Given problem:
Extract the records in full, leaving every picture out.

##### Rows #####

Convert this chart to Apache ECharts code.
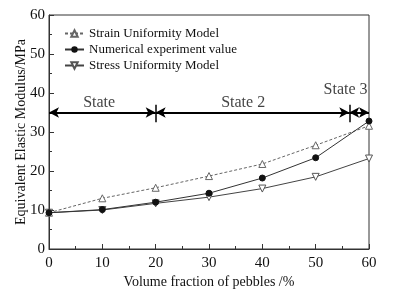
<!DOCTYPE html>
<html><head><meta charset="utf-8">
<script src="https://cdn.jsdelivr.net/npm/echarts@6/dist/echarts.min.js"></script>
<style>html,body{margin:0;padding:0;background:#fff}#c{width:396px;height:294px}</style>
</head><body><div id="c"></div>
<script>
var xValues = [0, 10, 20, 30, 40, 50, 60];
var strainModel = [9.3, 13.0, 15.7, 18.7, 21.8, 26.6, 31.6];
var numericalValue = [9.3, 10.1, 12.0, 14.3, 18.2, 23.4, 32.8];
var stressModel = [9.3, 10.0, 11.7, 13.3, 15.5, 18.5, 23.2];
var seriesNames = ['Strain Uniformity Model', 'Numerical experiment value', 'Stress Uniformity Model'];
var stateLevel = 35;
var stateBounds = [0, 20, 56.3, 60];
var stateLabels = ['State', 'State 2', 'State 3'];
var stateLabelX = [9.4, 36.4, 55.6];
var stateLabelY = [37.6, 37.6, 40.7];

var FONT = '"Liberation Serif", "DejaVu Serif", serif';
var chart = echarts.init(document.getElementById('c'), null, {renderer: 'canvas'});

function pairs(ys) { return xValues.map(function (x, i) { return [x, ys[i]]; }); }

var arrowLines = [];
for (var i = 0; i < stateBounds.length - 1; i++) {
  arrowLines.push([{coord: [stateBounds[i], stateLevel]}, {coord: [stateBounds[i + 1], stateLevel]}]);
}
var tickLines = [];
[1, 2].forEach(function (k) {
  tickLines.push([{coord: [stateBounds[k], stateLevel - 2.5]}, {coord: [stateBounds[k], stateLevel + 2]}]);
});

var option = {
  animation: false,
  backgroundColor: '#fff',
  grid: {left: 49, right: 27, top: 15, bottom: 45, show: true, borderColor: '#333', borderWidth: 1, containLabel: false, outerBoundsMode: 'none'},
  legend: {
    left: 59, top: 22, orient: 'vertical', itemGap: 3, itemWidth: 19, itemHeight: 8,
    textStyle: {fontFamily: FONT, fontSize: 13, color: '#111'},
    data: seriesNames
  },
  xAxis: {
    type: 'value', min: 0, max: 60, interval: 10,
    name: 'Volume fraction of pebbles /%', nameLocation: 'middle', nameGap: 26, nameMoveOverlap: false,
    nameTextStyle: {fontFamily: FONT, fontSize: 14, color: '#111'},
    axisLine: {lineStyle: {color: '#333'}},
    axisTick: {inside: true, length: 5, lineStyle: {color: '#333'}},
    minorTick: {show: true, splitNumber: 2, length: 3, lineStyle: {color: '#333'}},
    axisLabel: {fontFamily: FONT, fontSize: 15, color: '#111', margin: 7},
    splitLine: {show: false}
  },
  yAxis: {
    type: 'value', min: 0, max: 60, interval: 10,
    name: 'Equivalent Elastic Modulus/MPa', nameLocation: 'middle', nameGap: 21, nameMoveOverlap: false,
    nameTextStyle: {fontFamily: FONT, fontSize: 14, color: '#111'},
    axisLine: {show: true, lineStyle: {color: '#333'}},
    axisTick: {show: true, inside: true, length: 5, lineStyle: {color: '#333'}},
    minorTick: {show: true, splitNumber: 2, length: 3, lineStyle: {color: '#333'}},
    axisLabel: {fontFamily: FONT, fontSize: 15, color: '#111', margin: 4},
    splitLine: {show: false}
  },
  series: [
    {
      name: seriesNames[0], type: 'line', data: pairs(strainModel),
      symbol: 'triangle', symbolSize: 7,
      lineStyle: {color: '#666', width: 1, type: [3, 2]},
      itemStyle: {color: '#fff', borderColor: '#666', borderWidth: 1},
      color: '#666', z: 3
    },
    {
      name: seriesNames[1], type: 'line', data: pairs(numericalValue),
      symbol: 'circle', symbolSize: 6,
      lineStyle: {color: '#333', width: 1},
      itemStyle: {color: '#111', borderColor: '#111'},
      color: '#111', z: 4
    },
    {
      name: seriesNames[2], type: 'line', data: pairs(stressModel),
      symbol: 'triangle', symbolRotate: 180, symbolSize: 7,
      lineStyle: {color: '#444', width: 1},
      itemStyle: {color: '#fff', borderColor: '#555', borderWidth: 1},
      color: '#555', z: 3,
      markLine: {
        silent: true, symbol: ['arrow', 'arrow'], symbolSize: [8, 10],
        lineStyle: {color: '#000', width: 2, type: 'solid'},
        label: {show: false},
        data: arrowLines
      }
    },
    {
      name: 'ticks', type: 'line', data: [], z: 5,
      markLine: {
        silent: true, symbol: 'none',
        lineStyle: {color: '#000', width: 1.5, type: 'solid'},
        label: {show: false},
        data: tickLines
      }
    },
    {
      name: 'labels', type: 'scatter', symbolSize: 0,
      data: stateLabels.map(function (t, i) { return {value: [stateLabelX[i], stateLabelY[i]], name: t}; }),
      label: {show: true, position: 'inside', formatter: '{b}', fontFamily: FONT, fontSize: 16, color: '#111', align: 'center'},
      silent: true
    }
  ]
};
chart.setOption(option);
</script></body></html>
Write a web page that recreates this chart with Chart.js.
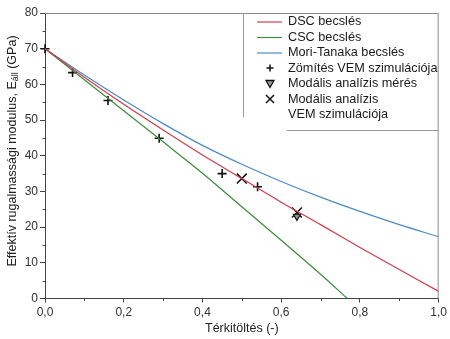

#####

In response:
Convert this chart to Apache ECharts code.
<!DOCTYPE html>
<html><head><meta charset="utf-8">
<script src="https://cdn.jsdelivr.net/npm/echarts@6/dist/echarts.min.js"></script>
<style>html,body{margin:0;padding:0;background:#fff}#c{width:396px;height:294px}</style>
</head><body><div id="c"></div>
<script>
var xValues = [0, 10, 20, 30, 40, 50, 60];
var strainModel = [9.3, 13.0, 15.7, 18.7, 21.8, 26.6, 31.6];
var numericalValue = [9.3, 10.1, 12.0, 14.3, 18.2, 23.4, 32.8];
var stressModel = [9.3, 10.0, 11.7, 13.3, 15.5, 18.5, 23.2];
var seriesNames = ['Strain Uniformity Model', 'Numerical experiment value', 'Stress Uniformity Model'];
var stateLevel = 35;
var stateBounds = [0, 20, 56.3, 60];
var stateLabels = ['State', 'State 2', 'State 3'];
var stateLabelX = [9.4, 36.4, 55.6];
var stateLabelY = [37.6, 37.6, 40.7];

var FONT = '"Liberation Serif", "DejaVu Serif", serif';
var chart = echarts.init(document.getElementById('c'), null, {renderer: 'canvas'});

function pairs(ys) { return xValues.map(function (x, i) { return [x, ys[i]]; }); }

var arrowLines = [];
for (var i = 0; i < stateBounds.length - 1; i++) {
  arrowLines.push([{coord: [stateBounds[i], stateLevel]}, {coord: [stateBounds[i + 1], stateLevel]}]);
}
var tickLines = [];
[1, 2].forEach(function (k) {
  tickLines.push([{coord: [stateBounds[k], stateLevel - 2.5]}, {coord: [stateBounds[k], stateLevel + 2]}]);
});

var option = {
  animation: false,
  backgroundColor: '#fff',
  grid: {left: 49, right: 27, top: 15, bottom: 45, show: true, borderColor: '#333', borderWidth: 1, containLabel: false, outerBoundsMode: 'none'},
  legend: {
    left: 59, top: 22, orient: 'vertical', itemGap: 3, itemWidth: 19, itemHeight: 8,
    textStyle: {fontFamily: FONT, fontSize: 13, color: '#111'},
    data: seriesNames
  },
  xAxis: {
    type: 'value', min: 0, max: 60, interval: 10,
    name: 'Volume fraction of pebbles /%', nameLocation: 'middle', nameGap: 26, nameMoveOverlap: false,
    nameTextStyle: {fontFamily: FONT, fontSize: 14, color: '#111'},
    axisLine: {lineStyle: {color: '#333'}},
    axisTick: {inside: true, length: 5, lineStyle: {color: '#333'}},
    minorTick: {show: true, splitNumber: 2, length: 3, lineStyle: {color: '#333'}},
    axisLabel: {fontFamily: FONT, fontSize: 15, color: '#111', margin: 7},
    splitLine: {show: false}
  },
  yAxis: {
    type: 'value', min: 0, max: 60, interval: 10,
    name: 'Equivalent Elastic Modulus/MPa', nameLocation: 'middle', nameGap: 21, nameMoveOverlap: false,
    nameTextStyle: {fontFamily: FONT, fontSize: 14, color: '#111'},
    axisLine: {show: true, lineStyle: {color: '#333'}},
    axisTick: {show: true, inside: true, length: 5, lineStyle: {color: '#333'}},
    minorTick: {show: true, splitNumber: 2, length: 3, lineStyle: {color: '#333'}},
    axisLabel: {fontFamily: FONT, fontSize: 15, color: '#111', margin: 4},
    splitLine: {show: false}
  },
  series: [
    {
      name: seriesNames[0], type: 'line', data: pairs(strainModel),
      symbol: 'triangle', symbolSize: 7,
      lineStyle: {color: '#666', width: 1, type: [3, 2]},
      itemStyle: {color: '#fff', borderColor: '#666', borderWidth: 1},
      color: '#666', z: 3
    },
    {
      name: seriesNames[1], type: 'line', data: pairs(numericalValue),
      symbol: 'circle', symbolSize: 6,
      lineStyle: {color: '#333', width: 1},
      itemStyle: {color: '#111', borderColor: '#111'},
      color: '#111', z: 4
    },
    {
      name: seriesNames[2], type: 'line', data: pairs(stressModel),
      symbol: 'triangle', symbolRotate: 180, symbolSize: 7,
      lineStyle: {color: '#444', width: 1},
      itemStyle: {color: '#fff', borderColor: '#555', borderWidth: 1},
      color: '#555', z: 3,
      markLine: {
        silent: true, symbol: ['arrow', 'arrow'], symbolSize: [8, 10],
        lineStyle: {color: '#000', width: 2, type: 'solid'},
        label: {show: false},
        data: arrowLines
      }
    },
    {
      name: 'ticks', type: 'line', data: [], z: 5,
      markLine: {
        silent: true, symbol: 'none',
        lineStyle: {color: '#000', width: 1.5, type: 'solid'},
        label: {show: false},
        data: tickLines
      }
    },
    {
      name: 'labels', type: 'scatter', symbolSize: 0,
      data: stateLabels.map(function (t, i) { return {value: [stateLabelX[i], stateLabelY[i]], name: t}; }),
      label: {show: true, position: 'inside', formatter: '{b}', fontFamily: FONT, fontSize: 16, color: '#111', align: 'center'},
      silent: true
    }
  ]
};
chart.setOption(option);
</script></body></html>
Write a web page that recreates this chart with Chart.js.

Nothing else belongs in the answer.